Di: il Bisbigliatore | 05/03/2012
PALAZZO DELLE ESPOSIZIONI, dal 23 febbraio al 28 marzo 2012.

Più o meno a partire dalla metà degli anni ’50 il mastodontico sistema cinematografico Hollywoodiano cominciò a scricchiolare paurosamente. Le cinque grandi case di produzione (le cosi dette major) e le quattro sorelle minori continuavano a sfornare film col collaudatissimo meccanismo da catena di montaggio, ognuna rispettando i propri generi di riferimento e sfruttando i divi e i registi che avevano sotto contratto in esclusiva. Ma la scena politica e culturale andava mutando a velocità sempre crescente, rendendo improvvisamente obsoleto il linguaggio estetico utilizzato dai grandi produttori, nonché i contenuti proposti.

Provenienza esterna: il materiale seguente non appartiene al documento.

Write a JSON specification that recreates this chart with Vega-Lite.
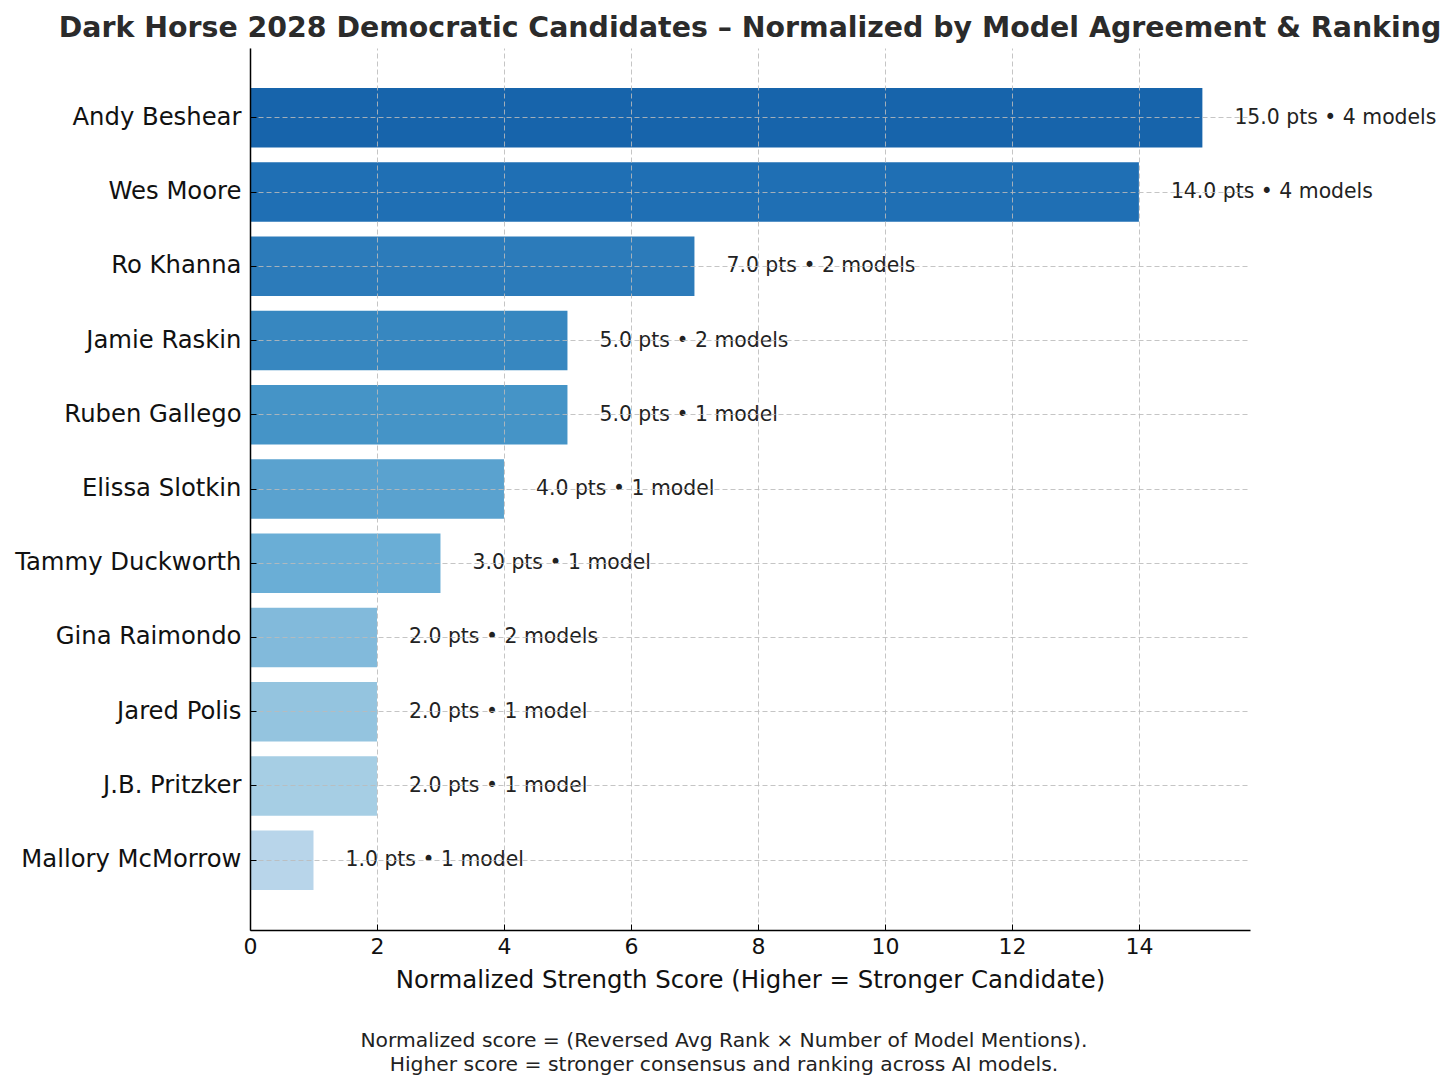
{
  "$schema": "https://vega.github.io/schema/vega-lite/v6.json",
  "background": "white",
  "padding": {"left": 14, "top": 13, "right": 5, "bottom": 5},
  "config": {
    "font": "DejaVu Sans",
    "view": {"stroke": null},
    "axis": {"labelFont": "DejaVu Sans", "titleFont": "DejaVu Sans", "labelColor": "#111111", "titleColor": "#111111"}
  },
  "title": {
    "text": ["Normalized score = (Reversed Avg Rank × Number of Model Mentions).", "Higher score = stronger consensus and ranking across AI models."],
    "orient": "bottom",
    "anchor": "middle",
    "frame": "bounds",
    "fontSize": 20.3,
    "fontWeight": "normal",
    "color": "#222222",
    "lineHeight": 24,
    "offset": 40,
    "dx": -4
  },
  "vconcat": [
    {
      "width": 1000,
      "height": 882,
      "title": {
        "text": "Dark Horse 2028 Democratic Candidates – Normalized by Model Agreement & Ranking",
        "fontSize": 28.4,
        "fontWeight": "bold",
        "color": "#2b2b2b",
        "anchor": "middle",
        "frame": "group",
        "offset": 5
      },
      "data": {
        "values": [
          {"candidate": "Andy Beshear", "score": 15, "label": "15.0 pts • 4 models"},
          {"candidate": "Wes Moore", "score": 14, "label": "14.0 pts • 4 models"},
          {"candidate": "Ro Khanna", "score": 7, "label": "7.0 pts • 2 models"},
          {"candidate": "Jamie Raskin", "score": 5, "label": "5.0 pts • 2 models"},
          {"candidate": "Ruben Gallego", "score": 5, "label": "5.0 pts • 1 model"},
          {"candidate": "Elissa Slotkin", "score": 4, "label": "4.0 pts • 1 model"},
          {"candidate": "Tammy Duckworth", "score": 3, "label": "3.0 pts • 1 model"},
          {"candidate": "Gina Raimondo", "score": 2, "label": "2.0 pts • 2 models"},
          {"candidate": "Jared Polis", "score": 2, "label": "2.0 pts • 1 model"},
          {"candidate": "J.B. Pritzker", "score": 2, "label": "2.0 pts • 1 model"},
          {"candidate": "Mallory McMorrow", "score": 1, "label": "1.0 pts • 1 model"}
        ]
      },
      "encoding": {
        "y": {
          "field": "candidate",
          "type": "nominal",
          "sort": null,
          "scale": {"paddingInner": 0.2, "paddingOuter": 0.54},
          "axis": {
            "title": null,
            "labelFontSize": 24.3,
            "labelLimit": 0,
            "labelColor": "#111111",
            "labelPadding": 15,
            "tickSize": -6,
            "tickColor": "#000000",
            "domainColor": "#000000",
            "domainWidth": 1.5,
            "bandPosition": 0.5,
            "grid": true,
            "gridColor": "#bbbbbb",
            "gridDash": [5, 3],
            "gridWidth": 1,
            "gridOpacity": 0.85,
            "zindex": 1
          }
        },
        "x": {
          "field": "score",
          "type": "quantitative",
          "scale": {"domain": [0, 15.75], "nice": false, "zero": true},
          "axis": {
            "title": "Normalized Strength Score (Higher = Stronger Candidate)",
            "titleFontSize": 24.4,
            "titleFontWeight": "normal",
            "titlePadding": 11,
            "labelFontSize": 22,
            "labelPadding": 12,
            "labelFlush": false,
            "values": [0, 2, 4, 6, 8, 10, 12, 14],
            "tickSize": -6,
            "tickColor": "#000000",
            "domainColor": "#000000",
            "domainWidth": 1.5,
            "grid": true,
            "gridColor": "#bbbbbb",
            "gridDash": [5, 3],
            "gridWidth": 1,
            "gridOpacity": 0.85,
            "zindex": 1
          }
        }
      },
      "layer": [
        {
          "mark": {"type": "bar"},
          "encoding": {
            "color": {
              "field": "candidate",
              "type": "nominal",
              "legend": null,
              "scale": {
                "domain": ["Andy Beshear", "Wes Moore", "Ro Khanna", "Jamie Raskin", "Ruben Gallego", "Elissa Slotkin", "Tammy Duckworth", "Gina Raimondo", "Jared Polis", "J.B. Pritzker", "Mallory McMorrow"],
                "range": ["#1764ab", "#1f6fb4", "#2c7bba", "#3787c0", "#4594c7", "#5aa2cf", "#6aaed6", "#82badb", "#94c4df", "#a6cee4", "#b8d5ea"]
              }
            }
          }
        },
        {
          "mark": {"type": "text", "align": "left", "baseline": "middle", "dx": 32, "fontSize": 20.4, "color": "#222222", "font": "DejaVu Sans"},
          "encoding": {"text": {"field": "label"}}
        }
      ]
    }
  ]
}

In contrapposizione all’arrancante monopolio cinematografico della west cost si sviluppò un’idea di cinema indipendente che vide il suo manifesto stilato a New York, nel 1960, durante una riunione alla quale parteciparono numerosi cineasti decisi a levare il proprio atto d’accusa contro il cinema ufficiale di tutto il mondo, giudicato “moralmente corrotto, esteticamente antiquato, tecnicamente superficiale, intrinsecamente noioso”. Era nato il NEW AMERICAN CINEMA GROUP.
Alla mostra “IL GUGGENHEIM. L’avanguardia americana 1945 – 1980”, attualmente in cartellone al Palazzo delle Esposizioni di Roma, è stata affiancata una rassegna cinematografica di pellicole appartenenti proprio a quel filone indipendente intitolata "CIAO AMERICA", come il secondo lungometraggio di Brian De Palma inserito nel programma dell'evento. La proposta non è rigorosamente centrata solo su quel cinema di rottura ma ne mostra anche gli sviluppi successivi, quelli che non trascurarono di ammiccare ad un pubblico più vasto rappresentando un ideale ponte di collegamento tra sperimentazione e produzioni di più ampio respiro che sfocierà nel celebrato fenomeno della New Hollywood degli anni '70. Accanto a “SHADOW”, esordio alla regia che John Cassavetes firmò nel 1960 e che fece scalpore per le intenzioni sperimentali nel seguire la via della recitazione spontanea, a “GUNS OF THE TREE” (1961) di Jonas Mekas con il suo montaggio di scene libero da schemi ortodossi, a “THE CONNECTION” (1962) di Shirley Clarke, meraviglioso affresco in un interno per tossicodipendenti, musica jazz e pseudo documentario, trasposto direttamente dalle tavole del palcoscenico e dalla versione del Living Theater, a “SCORPIO RISING” (1963) di Kennet Anger, esempio di cinema underground provocante, radicale, anarchico e lisergico e a “TRASH” (1970) di Paul Morissey, disturbante prodotto della factory di Andy Warhol, sfilano le opere inquadrate in un cinema più ortodosso, eppure non necessariamente omologate, di Brian De Palma (“CIAO AMERICA”), Bob Rafelson (“CINQUE PEZZI FACILI”), Monte Hellman (“STRADA A DOPPIA CORSIA”), Peter Bogdanovich (“L’ULTIMO SPETTACOLO”), Robert Altman (“IMAGES”), Sam Peckimpah (“PAT GARRET & BILLY THE KID”) e Terrence Malick (“LA RABBIA GIOVANE”).
Esempi di come l’industria cinematografica ufficiale, sorpresa e convinta dall’inatteso successo commerciale di “EASY RIDER” (Dennis Hopper, 1969, anch’esso in programmazione), comprendendo finalmente la direzione della nuova onda cambiò definitivamente pelle risorgendo dalle proprie ceneri.